People who visited the Board and Elbow in Cornmarket and the Castlegate Arms in Penrith over the weekend of July 18th and 19th were urged to get tested after it was revealed that customers who had tested positive for COVID-19 had been into the pubs.
Mr Cox said: “What we can now see, from the low number of new cases identified, is that there does not appear to have been widespread transmission of the virus as a result of the visits to local pubs by people who were infectious.
“This is good news but we continue to monitor closely.”
Figures released by Cumbria County Council today reveal that Eden has seen a reduction in the number of people diagnosed with COVID-19, but the district’s rate still remains high.
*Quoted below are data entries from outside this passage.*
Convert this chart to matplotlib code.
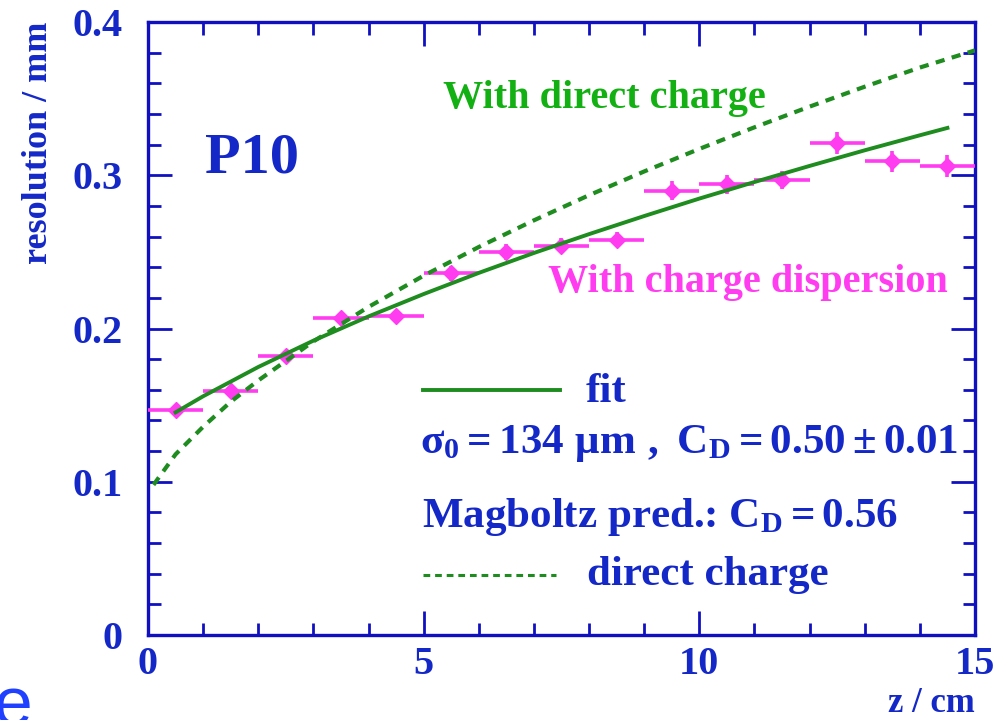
import numpy as np
import matplotlib.pyplot as plt
from matplotlib.ticker import MultipleLocator

plt.rcParams['font.family'] = ['Liberation Serif', 'DejaVu Serif']
plt.rcParams['font.weight'] = 'bold'
plt.rcParams['axes.labelweight'] = 'bold'
plt.rcParams['mathtext.fontset'] = 'custom'
plt.rcParams['mathtext.rm'] = 'Liberation Serif:bold'
plt.rcParams['mathtext.it'] = 'Liberation Serif:bold'
plt.rcParams['mathtext.bf'] = 'Liberation Serif:bold'

# -------------------------
# Data
# -------------------------
z_meas = [0.5, 1.5, 2.5, 3.5, 4.5, 5.5, 6.5, 7.5, 8.5, 9.5, 10.5, 11.5, 12.5, 13.5, 14.5]
res_meas = [0.147, 0.159, 0.182, 0.207, 0.208, 0.236, 0.250, 0.254, 0.258,
            0.290, 0.294, 0.297, 0.321, 0.309, 0.306]
res_err = [0.004, 0.004, 0.004, 0.004, 0.004, 0.005, 0.005, 0.005, 0.005,
           0.006, 0.006, 0.006, 0.007, 0.007, 0.007]
z_binhalf = [0.5] * len(z_meas)

# fit curve (solid)
z_fit = [0.5, 1, 2, 3, 4, 5, 6, 7, 8, 9, 10, 11, 12, 13, 14, 14.5]
res_fit = [0.1453, 0.1558, 0.1749, 0.1921, 0.2079, 0.2225, 0.2363, 0.2493,
           0.2616, 0.2734, 0.2848, 0.2956, 0.3061, 0.3163, 0.3261, 0.3309]

# direct charge prediction (dashed)
z_dir = [0.1, 0.5, 1, 1.5, 2, 3, 4, 5, 6, 7, 8, 9, 10, 11, 12, 13, 14, 15]
res_dir = [0.0980, 0.1179, 0.1359, 0.1522, 0.1661, 0.1916, 0.2141, 0.2345,
           0.2532, 0.2706, 0.2870, 0.3025, 0.3172, 0.3313, 0.3448, 0.3578,
           0.3703, 0.3815]

blue = '#1428c8'
frame_blue = '#1010c0'
green = '#1e8c1e'
green_txt = '#12b012'
pink = '#ff3cf0'

fig = plt.figure(figsize=(10.04, 7.2), dpi=100)
ax = fig.add_axes([0.1474, 0.118, 0.8237, 0.8514])

ax.errorbar(z_meas, res_meas, xerr=z_binhalf, yerr=res_err, fmt='D', color=pink,
            ms=8.5, elinewidth=2.6, capsize=0, zorder=3)
ax.plot(z_fit, res_fit, '-', color=green, lw=2.8, zorder=4)
ax.plot(z_dir, res_dir, '--', color=green, lw=3.0, dashes=(2.2, 1.8), zorder=4)

ax.set_xlim(0, 15)
ax.set_ylim(0, 0.4)
ax.xaxis.set_minor_locator(MultipleLocator(1))
ax.yaxis.set_minor_locator(MultipleLocator(0.02))
ax.set_xticks([0, 5, 10, 15])
ax.set_xticklabels(['0', '5', '10', '15'])
ax.set_yticks([0, 0.1, 0.2, 0.3, 0.4])
ax.set_yticklabels(['0', '0.1', '0.2', '0.3', '0.4'])

ax.tick_params(which='both', direction='in', top=True, right=True,
               color=frame_blue, width=2, labelcolor=blue, labelsize=29)
ax.tick_params(which='major', length=17)
ax.tick_params(which='minor', length=9)
ax.tick_params(axis='x', pad=8)
ax.tick_params(axis='y', pad=18)
for s in ax.spines.values():
    s.set_color(frame_blue)
    s.set_linewidth(2.4)

ax.set_xlabel('z / cm', color=blue, fontsize=25, loc='right', labelpad=3)
ax.set_ylabel('resolution / mm', color=blue, fontsize=26, loc='top', labelpad=13)

# annotations
ax.text(1.03, 0.302, 'P10', color=blue, fontsize=42)
ax.text(5.35, 0.344, 'With direct charge', color=green_txt, fontsize=29)
ax.text(7.26, 0.224, 'With charge dispersion', color=pink, fontsize=29)

# hand-made legend
ax.plot([4.99, 7.47], [0.160, 0.160], '-', color=green, lw=2.8)
ax.text(7.93, 0.152, 'fit', color=blue, fontsize=31)
ax.text(4.93, 0.119, r'$\mathrm{σ_0 = 134\ μm\ ,\ C_D = 0.50 \pm 0.01}$',
        color=blue, fontsize=31)
ax.text(4.97, 0.0705, r'Magboltz pred.: $\mathrm{C_D = 0.56}$', color=blue, fontsize=31)
ax.plot([4.99, 7.4], [0.039, 0.039], '--', color=green, lw=2.2, dashes=(2.2, 1.6))
ax.text(7.96, 0.0326, 'direct charge', color=blue, fontsize=31)

# leftover slide text at the lower left corner
fig.text(-0.006, -0.008, 'e', color='#2040ff', fontsize=50,
         family='Liberation Sans', weight='normal')

fig.savefig('out.png', dpi=100)
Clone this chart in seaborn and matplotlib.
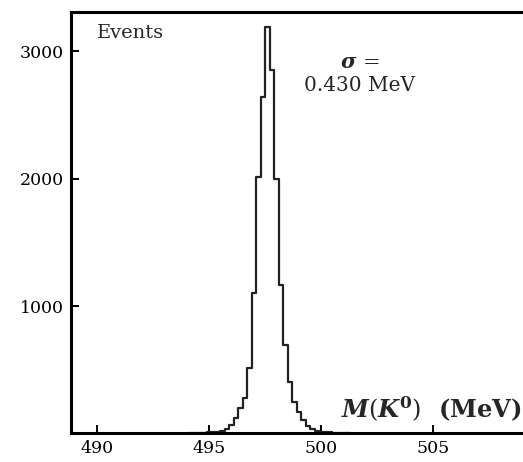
import numpy as np
import pandas as pd
import matplotlib
matplotlib.use('Agg')
import matplotlib.pyplot as plt
import seaborn as sns

# K0 mass histogram, 0.2 MeV bins
bin_centers = [494.2, 494.4, 494.6, 494.8, 495.0, 495.2, 495.4, 495.6, 495.8, 496.0,
               496.2, 496.4, 496.6, 496.8, 497.0, 497.2, 497.4, 497.6, 497.8, 498.0,
               498.2, 498.4, 498.6, 498.8, 499.0, 499.2, 499.4, 499.6, 499.8, 500.0,
               500.2, 500.4, 500.6, 500.8, 501.0, 501.2]
counts = [2, 3, 4, 5, 7, 10, 14, 20, 35, 67,
          122, 196, 279, 514, 1104, 2015, 2643, 3190, 2855, 2000,
          1166, 695, 405, 247, 169, 106, 59, 35, 20, 14,
          10, 7, 5, 4, 3, 2]
bin_width = 0.2

x_ticks = [490, 495, 500, 505]
y_ticks = [1000, 2000, 3000]

df = pd.DataFrame({'mass': bin_centers, 'n': counts})
edges = [round(c - bin_width / 2, 2) for c in bin_centers] + [round(bin_centers[-1] + bin_width / 2, 2)]

sns.set_style('ticks')
plt.rcParams['font.family'] = ['DejaVu Serif']
plt.rcParams['mathtext.fontset'] = 'dejavuserif'

fig = plt.figure(figsize=(5.23, 4.62), dpi=100)
ax = fig.add_axes([0.136, 0.062, 0.864, 0.912])

sns.histplot(data=df, x='mass', weights='n', bins=edges, element='step',
             fill=False, color='#222222', linewidth=1.6, ax=ax)

ax.set_xlim(488.84, 509.0)
ax.set_ylim(0, 3310)
ax.set_xticks(x_ticks)
ax.set_yticks(y_ticks)
ax.set_xlabel('')
ax.set_ylabel('')
ax.tick_params(direction='in', length=6, width=1.4, labelsize=12.5, colors='black')
ax.tick_params(axis='x', pad=5)
ax.tick_params(axis='y', pad=5)
for side in ['left', 'bottom', 'top']:
    ax.spines[side].set_linewidth(2.2)
    ax.spines[side].set_color('black')
ax.spines['right'].set_visible(False)

ax.text(0.057, 0.972, 'Events', transform=ax.transAxes, fontsize=14,
        ha='left', va='top')
ax.text(0.638, 0.88, r'$\mathbfit{\sigma}$ =', transform=ax.transAxes,
        fontsize=15, ha='center', va='center')
ax.text(0.638, 0.825, '0.430 MeV', transform=ax.transAxes, fontsize=14.5,
        ha='center', va='center')
ax.text(0.998, 0.058, r'$\mathbfit{M}(\mathbfit{K}^{\mathbf{0}})$  (MeV)',
        transform=ax.transAxes, fontsize=17.5, fontweight='bold',
        ha='right', va='center')

fig.savefig('out.png', dpi=100)
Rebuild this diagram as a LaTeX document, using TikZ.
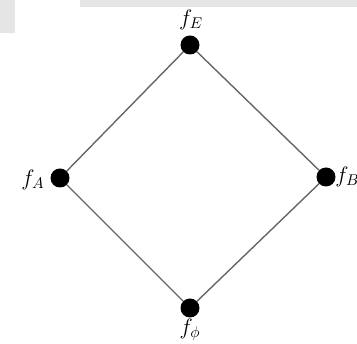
\documentclass[tikz,border=0pt]{standalone}
\usepackage{tikz}
\begin{document}
\begin{tikzpicture}[x=1pt,y=-1pt,
  dot/.style={circle,fill=black,inner sep=0pt,minimum size=19pt},
  edge/.style={draw=black!60,line width=1.4pt},
  lbl/.style={inner sep=0pt,font=\Large,scale=1.55}]
\useasboundingbox (0,0) rectangle (357,344);
\fill[black!10] (80,0) rectangle (357,7);
\fill[black!10] (0,0) rectangle (15,33);
\node[dot] (t) at (190,45) {};
\node[dot] (l) at (60,178) {};
\node[dot] (r) at (326,177) {};
\node[dot] (b) at (190,308) {};
\draw[edge] (t) -- (l) -- (b) -- (r) -- (t);
\node[lbl] (lt) at (191,20) {$f_E$};
\node[lbl] (ll) at (33,180) {$f_A$};
\node[lbl,anchor=west] (lr) at (335,177) {$f_B$};
\node[lbl] (lb) at (190,330) {$f_\phi$};
\end{tikzpicture}
\end{document}
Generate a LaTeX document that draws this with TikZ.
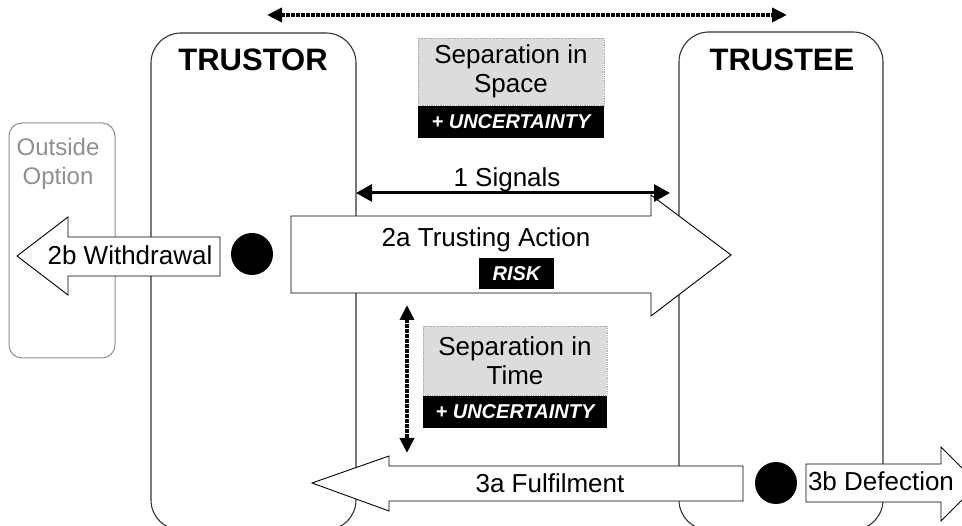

The latest figures from Cumbria County Council, published today, reveal that in Cumbria as a whole, the number of new cases have fallen from 55 to 41.
The authority said the rate of cases per 100,000 in Eden remained high compared to the rest of Cumbria, but not compared to areas of concern in the North West.
It added that despite a high number of people being tested following recent outbreaks in Eden, it did see a reduction in new cases.
The local multi-agency Health Protection Board is closely monitoring the situation and is proactively contact tracing known cases.
In the last week, it said, local contact tracing teams have been involved in 32 incidents, tracing 137 contacts.
There is no change to the local public health advice.
Mr Cox added: “The numbers of new cases in Carlisle and Eden were a concern.
“That’s why we are extremely grateful to everyone who followed our advice and got tested.
“It is also very clear that the virus is still circulating and being passed between local people in the community, so we must not think that the risk has gone away.
“Only by continued vigilance and following the basic public health guidance will we prevent the number of people being infected growing again.
“For anyone heading for a night out this weekend I’d ask you just to do the basics – social distancing as far as possible, wash your hands regularly and make sure you provide contact details to any venues you visit.
“If you are getting a taxi we would also advise you to wear a mask or face covering.”
The key public health messages remain:
•Wash or sanitise hands regularly;
•Observe social distancing rules;
•Wear face masks or coverings in enclosed public spaces;
•If you have symptoms, self-isolate and get tested;
•Follow advice to self-isolate if asked.